Yesterday, I got a huge surprise. I had written a little response to a diary by rachel191, in which I offered my opinion on her diary and why I was so generally amused about the debate regarding Hobby Lobby. Then, people started recommending it. Then, people started commenting on it! And then, and then, and then!!!! Steven Payne recommended it for top comments (only I didn't realize Steven had recommended my comment, I thought he'd recommended another comment to my comment, which was really well written . . .), followed by Youffraita!!!!!!!!! OMG!!!!
The biggest honor was getting top billing last night in Brillig's Top Comments. Then, I reviewed the comments, and saw that more than one person wanted a diary based on my comment. Youffraita also responded to me via message saying that I should make a diary of my comment. I had to sleep on it . . . I was thinking of adding to it, but have decided to just let it stand as is. So, without further ado, my previous comment, in diary form today:
What amuses me the most with this whole Hobby Lobby finding is that religious exceptionalism is the exact opposite of what the founding fathers of this country originally used to separate the US from England. It was because of the violent turmoil between the Church and the Anglicans that drove so many British peoples to our shores and it was because of the violence inherent in all extremist ideals that our founders decided to not have any officially sponsored state religion.
I think, however, that some modern American Protestants see the theocracies and total dictatorships set up in the Middle East as road maps for how to set up their own little Christendom . . . I think some extremist American Protestants have got the idea of a Christian theocracy stuck in their heads as being Utopia. And, this idea is dangerous. Not only because it is highly unAmerican, but because in any theocracy, one loses the best of both government and religion.

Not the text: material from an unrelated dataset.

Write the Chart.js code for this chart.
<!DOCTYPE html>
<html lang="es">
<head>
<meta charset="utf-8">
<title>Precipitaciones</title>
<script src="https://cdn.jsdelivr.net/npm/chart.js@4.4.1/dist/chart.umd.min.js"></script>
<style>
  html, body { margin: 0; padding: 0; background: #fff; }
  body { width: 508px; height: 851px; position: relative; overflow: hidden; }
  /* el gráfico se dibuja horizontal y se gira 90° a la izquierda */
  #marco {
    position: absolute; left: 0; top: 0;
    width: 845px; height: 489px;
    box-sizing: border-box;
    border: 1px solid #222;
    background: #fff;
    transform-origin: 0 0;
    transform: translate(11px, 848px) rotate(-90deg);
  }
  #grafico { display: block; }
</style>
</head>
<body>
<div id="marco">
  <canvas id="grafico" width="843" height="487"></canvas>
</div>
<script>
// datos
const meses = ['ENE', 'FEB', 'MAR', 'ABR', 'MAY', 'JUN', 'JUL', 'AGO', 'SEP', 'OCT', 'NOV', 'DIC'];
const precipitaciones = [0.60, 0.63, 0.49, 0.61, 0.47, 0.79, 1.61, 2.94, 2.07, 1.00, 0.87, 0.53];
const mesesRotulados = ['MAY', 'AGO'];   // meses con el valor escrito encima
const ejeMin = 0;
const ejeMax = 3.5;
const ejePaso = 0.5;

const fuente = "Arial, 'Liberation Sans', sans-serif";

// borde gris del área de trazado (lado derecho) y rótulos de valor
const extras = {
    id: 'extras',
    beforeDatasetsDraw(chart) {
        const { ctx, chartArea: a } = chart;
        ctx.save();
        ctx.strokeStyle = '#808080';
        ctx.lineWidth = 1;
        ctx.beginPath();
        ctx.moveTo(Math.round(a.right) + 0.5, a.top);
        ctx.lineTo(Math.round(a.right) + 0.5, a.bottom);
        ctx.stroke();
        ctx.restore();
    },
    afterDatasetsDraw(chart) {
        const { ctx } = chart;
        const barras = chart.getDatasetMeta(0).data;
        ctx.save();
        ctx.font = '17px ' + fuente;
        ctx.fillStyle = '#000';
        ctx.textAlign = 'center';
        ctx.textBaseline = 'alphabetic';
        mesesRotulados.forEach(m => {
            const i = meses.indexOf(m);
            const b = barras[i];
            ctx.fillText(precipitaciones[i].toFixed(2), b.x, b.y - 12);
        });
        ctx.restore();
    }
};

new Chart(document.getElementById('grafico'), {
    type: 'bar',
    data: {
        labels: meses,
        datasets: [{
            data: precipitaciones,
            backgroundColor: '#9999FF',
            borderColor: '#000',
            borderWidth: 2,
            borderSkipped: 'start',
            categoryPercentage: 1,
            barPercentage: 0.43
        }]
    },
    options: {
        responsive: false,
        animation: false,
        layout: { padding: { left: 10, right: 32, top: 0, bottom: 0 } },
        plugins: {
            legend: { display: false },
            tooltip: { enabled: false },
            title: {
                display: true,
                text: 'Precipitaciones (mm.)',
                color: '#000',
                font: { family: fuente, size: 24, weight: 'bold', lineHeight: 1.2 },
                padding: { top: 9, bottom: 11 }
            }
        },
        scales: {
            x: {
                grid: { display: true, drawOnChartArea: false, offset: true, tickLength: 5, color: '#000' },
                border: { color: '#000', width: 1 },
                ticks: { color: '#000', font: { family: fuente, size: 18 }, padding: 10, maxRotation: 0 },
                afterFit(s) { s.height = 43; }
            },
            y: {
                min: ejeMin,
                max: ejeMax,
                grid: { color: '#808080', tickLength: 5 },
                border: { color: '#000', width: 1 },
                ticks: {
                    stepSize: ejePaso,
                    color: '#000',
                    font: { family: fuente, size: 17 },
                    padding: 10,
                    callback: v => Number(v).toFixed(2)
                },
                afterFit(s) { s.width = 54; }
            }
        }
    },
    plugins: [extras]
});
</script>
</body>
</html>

I have heard it often throughout my discussions with the general public as well as here on this site that "America was established as a Christian Nation." I cannot fathom how people get to this conclusion, other than a complete and total rejection of early American history -- most of our founders were not Christians. Most all of the indigenous population were not Christians in those heady, early days. And, no imported African slaves were Christians until they landed here and were sold into servitude.

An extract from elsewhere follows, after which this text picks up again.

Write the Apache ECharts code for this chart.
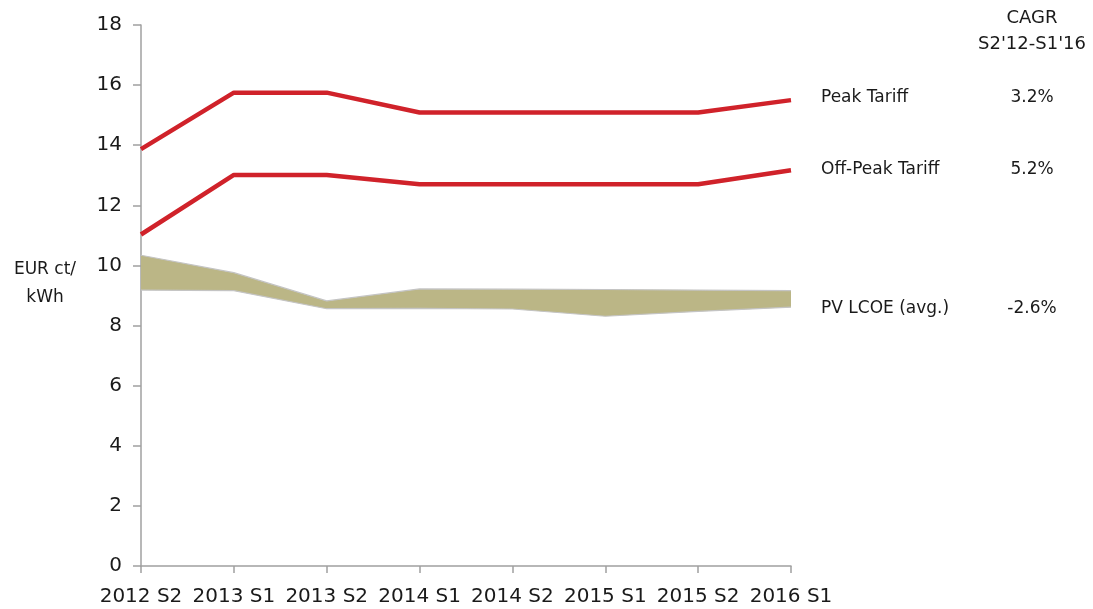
<!DOCTYPE html>
<html>
<head>
<meta charset="utf-8">
<style>
  html, body { margin: 0; padding: 0; background: #fff; }
  #chart { width: 1093px; height: 609px; }
</style>
<script src="https://cdn.jsdelivr.net/npm/echarts@6/dist/echarts.min.js"></script>
</head>
<body>
<div id="chart"></div>
<script>
// Half-year periods
const periods = ['2012 S2', '2013 S1', '2013 S2', '2014 S1', '2014 S2', '2015 S1', '2015 S2', '2016 S1'];

// Grid tariffs, EUR ct/kWh
const peakTariff    = [13.87, 15.75, 15.75, 15.09, 15.09, 15.09, 15.09, 15.5];
const offPeakTariff = [11.03, 13.01, 13.01, 12.7, 12.7, 12.7, 12.7, 13.17];

// PV levelised cost of electricity range, EUR ct/kWh
const lcoeLow  = [9.18, 9.16, 8.56, 8.57, 8.55, 8.31, 8.47, 8.61];
const lcoeHigh = [10.34, 9.76, 8.82, 9.22, 9.21, 9.2, 9.18, 9.16];

const yTicks = { min: 0, max: 18, interval: 2 };

// Right-hand annotations: series name and growth rate
const seriesNames = ['Peak Tariff', 'Off-Peak Tariff', 'PV LCOE (avg.)'];
const cagrValues  = ['3.2%', '5.2%', '-2.6%'];
const cagrHeader  = ['CAGR', "S2'12-S1'16"];

const lcoeSpan = lcoeHigh.map((v, i) => +(v - lcoeLow[i]).toFixed(3));

const FONT = '"DejaVu Sans", sans-serif';
const TXT = '#1a1a1a';
const AXIS = '#a0a0a0';
const RED = '#d0222a';

const chart = echarts.init(document.getElementById('chart'));

const labelRows = [98, 170, 309];
const graphics = [];
seriesNames.forEach((n, i) => {
  graphics.push({
    type: 'text', x: 821, y: labelRows[i],
    style: { text: n, font: '17px ' + FONT, fill: TXT, align: 'left', verticalAlign: 'middle' }
  });
  graphics.push({
    type: 'text', x: 1032, y: labelRows[i],
    style: { text: cagrValues[i], font: '17px ' + FONT, fill: TXT, align: 'center', verticalAlign: 'middle' }
  });
});
cagrHeader.forEach((t, i) => {
  graphics.push({
    type: 'text', x: 1032, y: 18 + i * 26,
    style: { text: t, font: '18px ' + FONT, fill: TXT, align: 'center', verticalAlign: 'middle' }
  });
});
['EUR ct/', 'kWh'].forEach((t, i) => {
  graphics.push({
    type: 'text', x: 45, y: 270 + i * 28,
    style: { text: t, font: '17px ' + FONT, fill: TXT, align: 'center', verticalAlign: 'middle' }
  });
});

chart.setOption({
  animation: false,
  grid: { left: 141, right: 302, top: 25, bottom: 43 },
  xAxis: {
    type: 'category',
    data: periods,
    boundaryGap: false,
    axisLine: { lineStyle: { color: AXIS, width: 1.5 } },
    axisTick: { show: true, length: 7, interval: 0, lineStyle: { color: AXIS, width: 1.5 } },
    axisLabel: { color: TXT, fontFamily: FONT, fontSize: 20, margin: 21, interval: 0 },
    splitLine: { show: false }
  },
  yAxis: {
    type: 'value',
    min: yTicks.min, max: yTicks.max, interval: yTicks.interval,
    axisLine: { show: true, lineStyle: { color: AXIS, width: 1.5 } },
    axisTick: { show: true, length: 8, lineStyle: { color: AXIS, width: 1.5 } },
    axisLabel: { color: TXT, fontFamily: FONT, fontSize: 20, margin: 19 },
    splitLine: { show: false }
  },
  graphic: graphics,
  series: [
    {
      name: 'LCOE low', type: 'line', data: lcoeLow, stack: 'lcoe',
      symbol: 'none', lineStyle: { color: '#c4c4c4', width: 1.2 },
      z: 2
    },
    {
      name: 'PV LCOE (avg.)', type: 'line', data: lcoeSpan, stack: 'lcoe',
      symbol: 'none', lineStyle: { color: '#c4c4c4', width: 1.2 },
      areaStyle: { color: '#bbb686', opacity: 1 },
      z: 2
    },
    {
      name: 'Off-Peak Tariff', type: 'line', data: offPeakTariff,
      symbol: 'none', lineStyle: { color: RED, width: 4.5 }, z: 3
    },
    {
      name: 'Peak Tariff', type: 'line', data: peakTariff,
      symbol: 'none', lineStyle: { color: RED, width: 4.5 }, z: 3
    }
  ]
});
</script>
</body>
</html>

Even The Treaty of Tripoli spells out in Article 11, "As the government of the United States of America is not in any sense founded on the Christian Religion,-as it has in itself no character of enmity against the laws, religion or tranquility of Musselmen,-and as the said States never have entered into any war or act of hostility against any Mehomitan nation, it is declared by the parties that no pretext arising from religious opinions shall ever produce an interruption of the harmony existing between the two countries."
I think this whole debacle of the "special snowflake" syndrome is more deeply embedded in a certain segment of the American population wanting to form a White, Protestant Christian Utopia where they are allowed to be as bigoted and un-Christ-like as they please. They look around and are deathly afraid of "losing" to the brown peoples and the gays and Muslims and anyone who is not "like them."
Losing what? I've been told by many of these White Protestant Christians that they have no culture, it's everyone else who has culture (I would agree heartily with them, but I would use a different definition of the word "culture"), who have ethnicity. They see "other people" as having all the societal problems of poverty, unemployment, low education rates, etc. And, they are deeply fear-based in their reasoning -- meaning, everything "different" scares the holy-bejeebers out of them.